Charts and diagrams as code
_ _ _ _ _ _ _

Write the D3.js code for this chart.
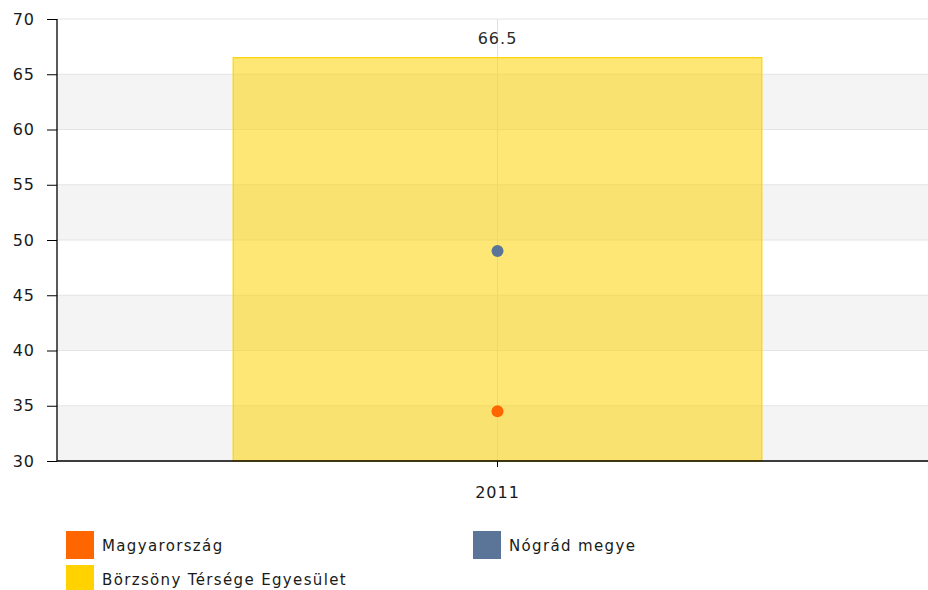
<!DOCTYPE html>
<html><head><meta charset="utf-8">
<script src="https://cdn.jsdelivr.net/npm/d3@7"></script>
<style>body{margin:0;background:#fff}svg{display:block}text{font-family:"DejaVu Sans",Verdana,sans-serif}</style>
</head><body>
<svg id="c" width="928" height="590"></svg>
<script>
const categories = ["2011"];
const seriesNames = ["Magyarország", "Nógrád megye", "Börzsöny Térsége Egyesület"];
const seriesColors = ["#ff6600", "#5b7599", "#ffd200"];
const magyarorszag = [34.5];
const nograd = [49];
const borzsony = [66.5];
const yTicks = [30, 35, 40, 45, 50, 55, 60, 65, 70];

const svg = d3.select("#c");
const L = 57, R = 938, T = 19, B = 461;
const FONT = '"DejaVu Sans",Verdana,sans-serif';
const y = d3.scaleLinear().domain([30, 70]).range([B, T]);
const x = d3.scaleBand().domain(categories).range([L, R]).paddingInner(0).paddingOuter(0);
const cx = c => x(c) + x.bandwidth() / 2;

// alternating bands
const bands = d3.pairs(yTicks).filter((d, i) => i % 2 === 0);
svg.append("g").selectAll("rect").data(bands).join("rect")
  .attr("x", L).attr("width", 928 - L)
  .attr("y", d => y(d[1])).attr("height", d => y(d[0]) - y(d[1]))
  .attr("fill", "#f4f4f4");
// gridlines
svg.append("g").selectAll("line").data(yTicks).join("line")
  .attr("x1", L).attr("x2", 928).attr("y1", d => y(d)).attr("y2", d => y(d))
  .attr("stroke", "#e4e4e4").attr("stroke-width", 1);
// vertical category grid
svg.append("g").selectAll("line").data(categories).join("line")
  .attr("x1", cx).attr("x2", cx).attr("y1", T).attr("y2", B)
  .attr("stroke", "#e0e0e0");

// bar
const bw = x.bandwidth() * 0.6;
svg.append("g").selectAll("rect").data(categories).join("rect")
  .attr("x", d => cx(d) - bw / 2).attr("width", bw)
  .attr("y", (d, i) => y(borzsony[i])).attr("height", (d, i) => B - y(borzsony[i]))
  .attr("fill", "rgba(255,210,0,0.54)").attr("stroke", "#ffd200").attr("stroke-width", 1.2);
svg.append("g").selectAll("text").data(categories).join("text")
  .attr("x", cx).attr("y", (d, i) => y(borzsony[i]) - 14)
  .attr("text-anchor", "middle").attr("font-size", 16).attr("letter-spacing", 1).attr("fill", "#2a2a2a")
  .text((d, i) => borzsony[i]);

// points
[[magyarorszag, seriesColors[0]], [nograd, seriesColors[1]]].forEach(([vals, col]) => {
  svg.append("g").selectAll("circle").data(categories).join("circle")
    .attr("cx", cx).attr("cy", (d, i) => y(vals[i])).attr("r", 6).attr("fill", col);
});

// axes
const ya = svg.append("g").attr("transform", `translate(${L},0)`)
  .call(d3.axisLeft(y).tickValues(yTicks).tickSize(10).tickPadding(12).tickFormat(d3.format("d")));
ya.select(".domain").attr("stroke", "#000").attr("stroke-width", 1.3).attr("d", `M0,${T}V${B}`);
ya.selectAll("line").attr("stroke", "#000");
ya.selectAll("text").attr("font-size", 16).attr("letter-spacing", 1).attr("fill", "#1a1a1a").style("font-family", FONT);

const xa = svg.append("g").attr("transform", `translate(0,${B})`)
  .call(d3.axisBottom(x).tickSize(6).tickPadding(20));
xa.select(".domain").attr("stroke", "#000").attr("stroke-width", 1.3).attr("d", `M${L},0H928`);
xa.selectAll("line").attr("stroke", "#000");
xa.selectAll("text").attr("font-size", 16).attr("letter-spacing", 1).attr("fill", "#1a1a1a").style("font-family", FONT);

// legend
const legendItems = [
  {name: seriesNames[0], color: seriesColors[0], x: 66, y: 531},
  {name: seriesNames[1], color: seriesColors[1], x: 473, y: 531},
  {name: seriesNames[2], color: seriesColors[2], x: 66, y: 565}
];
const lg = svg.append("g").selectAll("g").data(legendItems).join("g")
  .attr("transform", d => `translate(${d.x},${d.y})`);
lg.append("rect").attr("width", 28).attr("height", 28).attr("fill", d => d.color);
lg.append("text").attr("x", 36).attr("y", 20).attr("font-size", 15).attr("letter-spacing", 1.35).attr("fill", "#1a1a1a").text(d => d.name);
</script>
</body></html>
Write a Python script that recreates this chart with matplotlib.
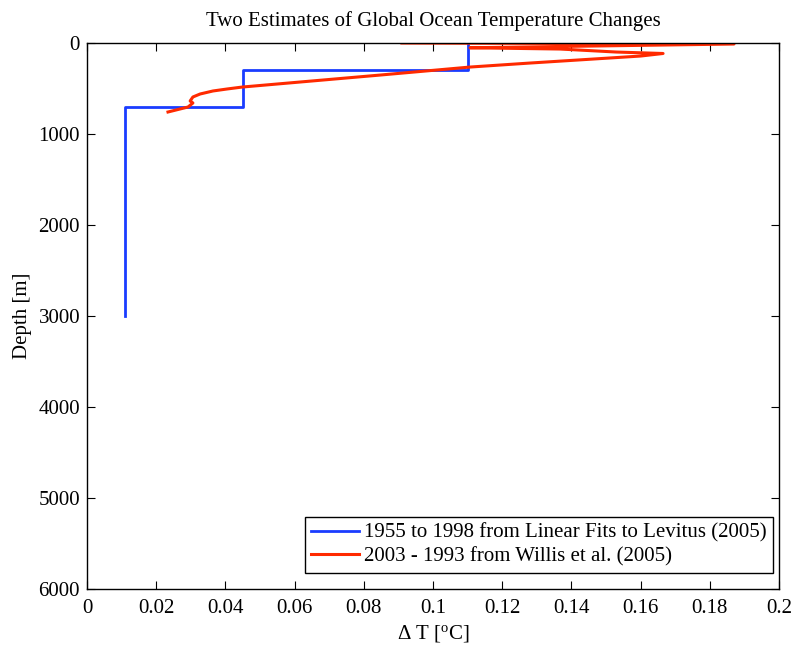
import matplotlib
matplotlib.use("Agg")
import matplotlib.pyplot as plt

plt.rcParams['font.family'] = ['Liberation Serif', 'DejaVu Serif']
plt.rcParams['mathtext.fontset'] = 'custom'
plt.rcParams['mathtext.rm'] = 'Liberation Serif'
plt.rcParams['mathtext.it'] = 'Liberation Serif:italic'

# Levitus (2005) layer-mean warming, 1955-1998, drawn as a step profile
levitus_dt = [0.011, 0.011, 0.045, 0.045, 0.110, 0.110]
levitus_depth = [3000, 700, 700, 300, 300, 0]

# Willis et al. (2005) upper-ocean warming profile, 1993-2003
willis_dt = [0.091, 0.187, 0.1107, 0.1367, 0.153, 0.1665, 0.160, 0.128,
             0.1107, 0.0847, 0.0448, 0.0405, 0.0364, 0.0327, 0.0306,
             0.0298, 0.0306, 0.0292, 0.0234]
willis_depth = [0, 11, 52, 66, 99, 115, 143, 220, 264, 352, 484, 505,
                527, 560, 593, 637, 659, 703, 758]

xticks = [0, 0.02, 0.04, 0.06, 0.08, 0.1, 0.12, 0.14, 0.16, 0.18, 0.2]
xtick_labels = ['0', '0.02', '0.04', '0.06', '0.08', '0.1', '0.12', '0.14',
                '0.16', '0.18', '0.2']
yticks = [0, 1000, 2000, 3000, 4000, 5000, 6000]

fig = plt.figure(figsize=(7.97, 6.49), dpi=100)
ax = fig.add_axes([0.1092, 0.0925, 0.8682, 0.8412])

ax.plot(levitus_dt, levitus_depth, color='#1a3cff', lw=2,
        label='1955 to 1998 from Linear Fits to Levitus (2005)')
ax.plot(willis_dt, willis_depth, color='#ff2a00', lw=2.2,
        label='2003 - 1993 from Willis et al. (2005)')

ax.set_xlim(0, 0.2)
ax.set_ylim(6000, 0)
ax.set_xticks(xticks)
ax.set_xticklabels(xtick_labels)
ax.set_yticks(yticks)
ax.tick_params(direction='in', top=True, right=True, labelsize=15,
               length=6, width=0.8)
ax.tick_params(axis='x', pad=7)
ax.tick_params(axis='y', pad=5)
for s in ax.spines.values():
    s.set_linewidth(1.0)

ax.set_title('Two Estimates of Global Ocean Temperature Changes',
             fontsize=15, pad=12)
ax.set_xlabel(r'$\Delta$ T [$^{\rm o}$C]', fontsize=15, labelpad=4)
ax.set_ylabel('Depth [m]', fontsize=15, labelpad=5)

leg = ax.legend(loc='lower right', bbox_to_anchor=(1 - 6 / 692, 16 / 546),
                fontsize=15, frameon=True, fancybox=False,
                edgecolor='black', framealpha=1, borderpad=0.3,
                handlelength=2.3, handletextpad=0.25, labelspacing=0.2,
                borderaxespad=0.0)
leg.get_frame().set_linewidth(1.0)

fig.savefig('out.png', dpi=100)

_ _ _ _ _ _ _

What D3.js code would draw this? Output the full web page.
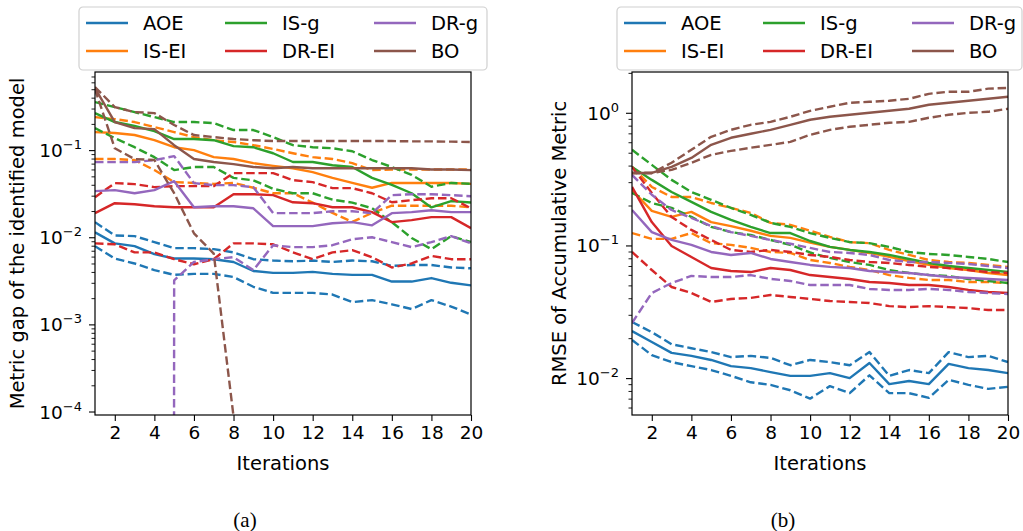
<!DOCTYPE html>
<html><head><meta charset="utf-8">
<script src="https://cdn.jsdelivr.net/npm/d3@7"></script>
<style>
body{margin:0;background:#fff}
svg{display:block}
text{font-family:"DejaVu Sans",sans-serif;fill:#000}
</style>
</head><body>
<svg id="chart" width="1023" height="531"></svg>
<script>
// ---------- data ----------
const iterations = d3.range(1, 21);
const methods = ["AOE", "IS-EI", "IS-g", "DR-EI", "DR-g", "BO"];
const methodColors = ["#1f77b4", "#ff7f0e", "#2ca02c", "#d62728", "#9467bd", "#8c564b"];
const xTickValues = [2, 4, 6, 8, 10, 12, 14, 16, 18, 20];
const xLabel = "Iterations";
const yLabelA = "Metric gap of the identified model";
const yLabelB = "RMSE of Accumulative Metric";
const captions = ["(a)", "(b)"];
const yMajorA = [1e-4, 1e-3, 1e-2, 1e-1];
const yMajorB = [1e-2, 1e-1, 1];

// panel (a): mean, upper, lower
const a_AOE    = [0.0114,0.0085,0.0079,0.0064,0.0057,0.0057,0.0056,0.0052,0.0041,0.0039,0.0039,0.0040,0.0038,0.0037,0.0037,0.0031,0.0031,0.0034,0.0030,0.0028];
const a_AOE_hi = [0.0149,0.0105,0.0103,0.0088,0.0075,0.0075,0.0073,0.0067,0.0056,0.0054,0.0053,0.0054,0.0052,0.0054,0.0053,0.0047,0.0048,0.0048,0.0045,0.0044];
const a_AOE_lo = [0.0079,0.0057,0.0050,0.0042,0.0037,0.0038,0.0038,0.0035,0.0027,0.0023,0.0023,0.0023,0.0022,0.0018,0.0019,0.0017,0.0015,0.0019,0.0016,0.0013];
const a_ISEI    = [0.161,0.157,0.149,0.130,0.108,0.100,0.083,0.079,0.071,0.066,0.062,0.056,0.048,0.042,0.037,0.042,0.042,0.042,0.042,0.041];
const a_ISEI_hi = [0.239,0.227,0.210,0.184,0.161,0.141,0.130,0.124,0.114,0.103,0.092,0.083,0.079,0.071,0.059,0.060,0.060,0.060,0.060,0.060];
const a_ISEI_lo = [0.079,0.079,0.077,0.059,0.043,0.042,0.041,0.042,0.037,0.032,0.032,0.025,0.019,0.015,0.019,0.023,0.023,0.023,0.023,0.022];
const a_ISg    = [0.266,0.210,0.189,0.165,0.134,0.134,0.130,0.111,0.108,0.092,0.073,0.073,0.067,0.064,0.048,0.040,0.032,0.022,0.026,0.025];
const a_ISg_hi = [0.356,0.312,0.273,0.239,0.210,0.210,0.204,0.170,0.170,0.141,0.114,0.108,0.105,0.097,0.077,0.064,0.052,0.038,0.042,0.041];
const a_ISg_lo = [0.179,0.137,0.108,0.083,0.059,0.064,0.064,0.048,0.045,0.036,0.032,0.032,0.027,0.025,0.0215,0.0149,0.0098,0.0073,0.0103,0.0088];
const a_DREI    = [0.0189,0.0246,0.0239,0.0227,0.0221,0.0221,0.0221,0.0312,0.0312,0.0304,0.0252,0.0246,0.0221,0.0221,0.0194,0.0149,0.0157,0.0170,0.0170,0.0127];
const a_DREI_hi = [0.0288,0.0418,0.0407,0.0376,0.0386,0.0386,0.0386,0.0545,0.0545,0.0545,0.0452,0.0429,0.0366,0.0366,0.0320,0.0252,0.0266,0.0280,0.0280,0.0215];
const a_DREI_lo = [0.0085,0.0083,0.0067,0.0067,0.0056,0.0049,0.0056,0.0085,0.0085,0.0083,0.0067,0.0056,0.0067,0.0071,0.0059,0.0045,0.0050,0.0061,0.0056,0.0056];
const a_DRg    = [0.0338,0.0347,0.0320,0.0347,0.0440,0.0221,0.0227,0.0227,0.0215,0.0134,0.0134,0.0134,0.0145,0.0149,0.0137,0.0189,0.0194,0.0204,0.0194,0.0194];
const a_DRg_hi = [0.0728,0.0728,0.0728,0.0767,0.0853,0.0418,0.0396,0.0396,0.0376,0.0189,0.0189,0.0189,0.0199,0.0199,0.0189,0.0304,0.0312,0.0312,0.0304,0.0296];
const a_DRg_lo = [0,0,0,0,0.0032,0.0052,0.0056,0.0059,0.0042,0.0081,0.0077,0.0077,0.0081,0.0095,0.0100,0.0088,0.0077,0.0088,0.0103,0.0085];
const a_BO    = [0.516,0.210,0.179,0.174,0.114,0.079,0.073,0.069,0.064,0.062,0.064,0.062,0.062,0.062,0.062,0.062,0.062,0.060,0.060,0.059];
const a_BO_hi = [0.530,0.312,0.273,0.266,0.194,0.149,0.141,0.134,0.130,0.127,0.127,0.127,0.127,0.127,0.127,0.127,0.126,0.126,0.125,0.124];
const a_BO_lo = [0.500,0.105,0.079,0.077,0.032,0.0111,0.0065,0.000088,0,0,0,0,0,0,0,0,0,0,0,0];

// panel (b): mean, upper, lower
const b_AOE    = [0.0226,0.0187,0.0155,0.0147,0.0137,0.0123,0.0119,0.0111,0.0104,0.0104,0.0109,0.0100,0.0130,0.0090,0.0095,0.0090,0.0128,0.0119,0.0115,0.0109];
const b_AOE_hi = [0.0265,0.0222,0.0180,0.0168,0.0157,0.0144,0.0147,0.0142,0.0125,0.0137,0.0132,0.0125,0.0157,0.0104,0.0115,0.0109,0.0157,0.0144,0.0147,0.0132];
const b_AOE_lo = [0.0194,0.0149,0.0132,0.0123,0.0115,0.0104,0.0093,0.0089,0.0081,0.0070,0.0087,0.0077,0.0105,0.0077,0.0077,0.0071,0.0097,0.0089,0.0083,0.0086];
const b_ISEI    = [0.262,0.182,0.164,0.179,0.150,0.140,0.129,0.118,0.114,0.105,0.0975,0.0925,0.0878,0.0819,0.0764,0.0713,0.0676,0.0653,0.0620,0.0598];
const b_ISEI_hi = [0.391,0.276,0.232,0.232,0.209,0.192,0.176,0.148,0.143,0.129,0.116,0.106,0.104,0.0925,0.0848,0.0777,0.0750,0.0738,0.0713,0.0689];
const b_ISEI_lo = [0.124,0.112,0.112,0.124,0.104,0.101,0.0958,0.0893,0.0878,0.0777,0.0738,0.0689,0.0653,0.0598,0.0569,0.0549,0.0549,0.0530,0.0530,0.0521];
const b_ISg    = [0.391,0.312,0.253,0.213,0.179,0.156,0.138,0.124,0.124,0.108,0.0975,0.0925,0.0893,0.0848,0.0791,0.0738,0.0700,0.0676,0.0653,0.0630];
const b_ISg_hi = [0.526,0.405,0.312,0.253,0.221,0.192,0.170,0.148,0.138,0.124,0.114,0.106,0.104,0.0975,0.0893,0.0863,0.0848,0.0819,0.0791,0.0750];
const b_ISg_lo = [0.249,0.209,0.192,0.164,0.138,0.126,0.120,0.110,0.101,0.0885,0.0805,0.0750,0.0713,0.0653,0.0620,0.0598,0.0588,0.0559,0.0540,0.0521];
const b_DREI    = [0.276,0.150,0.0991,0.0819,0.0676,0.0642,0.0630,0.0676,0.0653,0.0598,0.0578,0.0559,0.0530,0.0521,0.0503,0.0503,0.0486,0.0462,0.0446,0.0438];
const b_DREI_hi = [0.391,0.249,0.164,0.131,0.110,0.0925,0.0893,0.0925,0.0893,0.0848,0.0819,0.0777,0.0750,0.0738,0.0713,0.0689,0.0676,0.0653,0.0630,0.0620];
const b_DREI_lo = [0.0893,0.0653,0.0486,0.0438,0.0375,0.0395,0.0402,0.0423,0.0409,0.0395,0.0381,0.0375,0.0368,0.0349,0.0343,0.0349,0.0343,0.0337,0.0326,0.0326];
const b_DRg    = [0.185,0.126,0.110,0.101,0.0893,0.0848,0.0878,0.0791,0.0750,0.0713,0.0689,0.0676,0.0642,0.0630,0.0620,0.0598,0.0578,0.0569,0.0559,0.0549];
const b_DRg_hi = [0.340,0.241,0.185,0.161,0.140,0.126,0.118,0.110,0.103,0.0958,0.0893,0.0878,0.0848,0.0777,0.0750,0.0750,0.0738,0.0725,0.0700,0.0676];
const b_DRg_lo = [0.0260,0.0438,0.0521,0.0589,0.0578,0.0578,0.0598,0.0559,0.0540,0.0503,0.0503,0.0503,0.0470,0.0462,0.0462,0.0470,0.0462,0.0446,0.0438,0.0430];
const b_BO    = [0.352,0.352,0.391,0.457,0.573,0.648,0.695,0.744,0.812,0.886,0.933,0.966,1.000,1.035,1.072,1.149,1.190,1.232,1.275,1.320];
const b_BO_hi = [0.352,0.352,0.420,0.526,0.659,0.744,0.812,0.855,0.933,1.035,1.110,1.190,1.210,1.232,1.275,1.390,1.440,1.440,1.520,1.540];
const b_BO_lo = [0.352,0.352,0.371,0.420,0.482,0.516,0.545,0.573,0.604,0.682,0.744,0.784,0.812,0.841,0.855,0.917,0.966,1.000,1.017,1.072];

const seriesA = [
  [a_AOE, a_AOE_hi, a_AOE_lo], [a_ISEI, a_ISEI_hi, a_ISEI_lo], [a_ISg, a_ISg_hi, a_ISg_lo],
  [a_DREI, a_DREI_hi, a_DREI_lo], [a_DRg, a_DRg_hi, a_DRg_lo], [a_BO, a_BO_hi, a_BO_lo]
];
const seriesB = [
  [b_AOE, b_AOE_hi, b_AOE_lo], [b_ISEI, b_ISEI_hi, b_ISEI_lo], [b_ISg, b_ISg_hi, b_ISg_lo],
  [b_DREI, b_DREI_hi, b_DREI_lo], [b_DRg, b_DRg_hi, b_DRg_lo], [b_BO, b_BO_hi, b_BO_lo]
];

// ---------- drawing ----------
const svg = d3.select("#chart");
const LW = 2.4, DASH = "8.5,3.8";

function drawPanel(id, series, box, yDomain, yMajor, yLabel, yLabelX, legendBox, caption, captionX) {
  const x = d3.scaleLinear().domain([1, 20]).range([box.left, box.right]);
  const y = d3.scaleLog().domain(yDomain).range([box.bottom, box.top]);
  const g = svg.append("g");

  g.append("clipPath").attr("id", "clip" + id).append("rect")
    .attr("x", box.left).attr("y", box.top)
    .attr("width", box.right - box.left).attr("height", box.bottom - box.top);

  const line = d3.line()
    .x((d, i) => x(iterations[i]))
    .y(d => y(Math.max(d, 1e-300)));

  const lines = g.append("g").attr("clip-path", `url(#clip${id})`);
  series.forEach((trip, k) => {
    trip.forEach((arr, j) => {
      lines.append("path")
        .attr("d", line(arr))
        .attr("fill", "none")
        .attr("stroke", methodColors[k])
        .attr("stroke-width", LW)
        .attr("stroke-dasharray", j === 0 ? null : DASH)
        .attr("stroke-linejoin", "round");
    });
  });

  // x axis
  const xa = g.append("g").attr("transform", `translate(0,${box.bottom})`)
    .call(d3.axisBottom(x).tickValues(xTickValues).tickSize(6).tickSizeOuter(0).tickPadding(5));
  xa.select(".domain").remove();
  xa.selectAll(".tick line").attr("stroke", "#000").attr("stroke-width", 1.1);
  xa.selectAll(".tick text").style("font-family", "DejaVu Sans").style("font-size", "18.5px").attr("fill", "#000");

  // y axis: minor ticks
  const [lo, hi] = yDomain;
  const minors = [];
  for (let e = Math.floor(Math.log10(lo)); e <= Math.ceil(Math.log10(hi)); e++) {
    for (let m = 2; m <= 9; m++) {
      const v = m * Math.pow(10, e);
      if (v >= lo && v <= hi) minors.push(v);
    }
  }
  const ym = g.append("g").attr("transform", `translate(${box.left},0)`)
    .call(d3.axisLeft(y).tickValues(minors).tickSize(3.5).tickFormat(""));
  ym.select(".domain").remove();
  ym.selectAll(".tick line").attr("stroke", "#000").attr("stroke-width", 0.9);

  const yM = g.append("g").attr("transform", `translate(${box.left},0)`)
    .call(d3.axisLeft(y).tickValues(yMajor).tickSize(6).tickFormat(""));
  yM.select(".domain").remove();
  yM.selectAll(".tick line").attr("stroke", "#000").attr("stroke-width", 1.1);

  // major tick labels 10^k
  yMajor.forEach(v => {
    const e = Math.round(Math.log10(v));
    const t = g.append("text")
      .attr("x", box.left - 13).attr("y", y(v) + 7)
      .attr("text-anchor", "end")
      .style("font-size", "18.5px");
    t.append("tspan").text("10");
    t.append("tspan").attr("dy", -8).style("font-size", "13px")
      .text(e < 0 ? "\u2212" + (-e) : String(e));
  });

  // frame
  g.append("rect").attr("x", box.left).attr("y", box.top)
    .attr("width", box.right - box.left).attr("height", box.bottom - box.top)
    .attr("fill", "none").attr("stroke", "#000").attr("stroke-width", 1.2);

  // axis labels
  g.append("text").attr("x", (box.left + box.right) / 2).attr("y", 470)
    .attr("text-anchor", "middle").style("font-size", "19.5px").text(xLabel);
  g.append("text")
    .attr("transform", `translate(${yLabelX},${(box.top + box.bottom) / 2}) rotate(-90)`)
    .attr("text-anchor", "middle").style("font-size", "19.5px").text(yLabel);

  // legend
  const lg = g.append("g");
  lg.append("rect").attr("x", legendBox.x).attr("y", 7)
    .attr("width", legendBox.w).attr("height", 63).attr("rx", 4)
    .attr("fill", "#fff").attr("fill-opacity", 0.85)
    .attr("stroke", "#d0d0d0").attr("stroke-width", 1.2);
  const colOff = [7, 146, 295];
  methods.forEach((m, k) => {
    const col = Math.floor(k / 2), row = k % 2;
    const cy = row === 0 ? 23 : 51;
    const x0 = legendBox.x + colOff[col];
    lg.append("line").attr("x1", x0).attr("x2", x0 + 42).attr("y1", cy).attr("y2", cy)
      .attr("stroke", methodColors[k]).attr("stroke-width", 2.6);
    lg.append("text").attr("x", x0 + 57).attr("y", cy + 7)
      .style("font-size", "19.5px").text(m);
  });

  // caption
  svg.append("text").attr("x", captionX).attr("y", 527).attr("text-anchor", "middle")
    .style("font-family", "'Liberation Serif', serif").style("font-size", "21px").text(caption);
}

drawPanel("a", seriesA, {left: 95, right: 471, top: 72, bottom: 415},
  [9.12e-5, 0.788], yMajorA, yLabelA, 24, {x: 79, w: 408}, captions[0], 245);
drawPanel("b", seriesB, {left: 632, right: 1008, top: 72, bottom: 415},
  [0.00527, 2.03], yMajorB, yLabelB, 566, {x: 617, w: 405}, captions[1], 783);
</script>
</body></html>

_ _ _ _ _ _ _

Exercise objective:
Pictures are not part of the copy. Write out only the lines from the one containing "Write a Python" through the one containing "import matplotlib.pyplot as plt", exactly as they stand, both included.

Task output:
Write a Python script that recreates this chart with matplotlib.
import matplotlib
matplotlib.use("Agg")
import matplotlib.pyplot as plt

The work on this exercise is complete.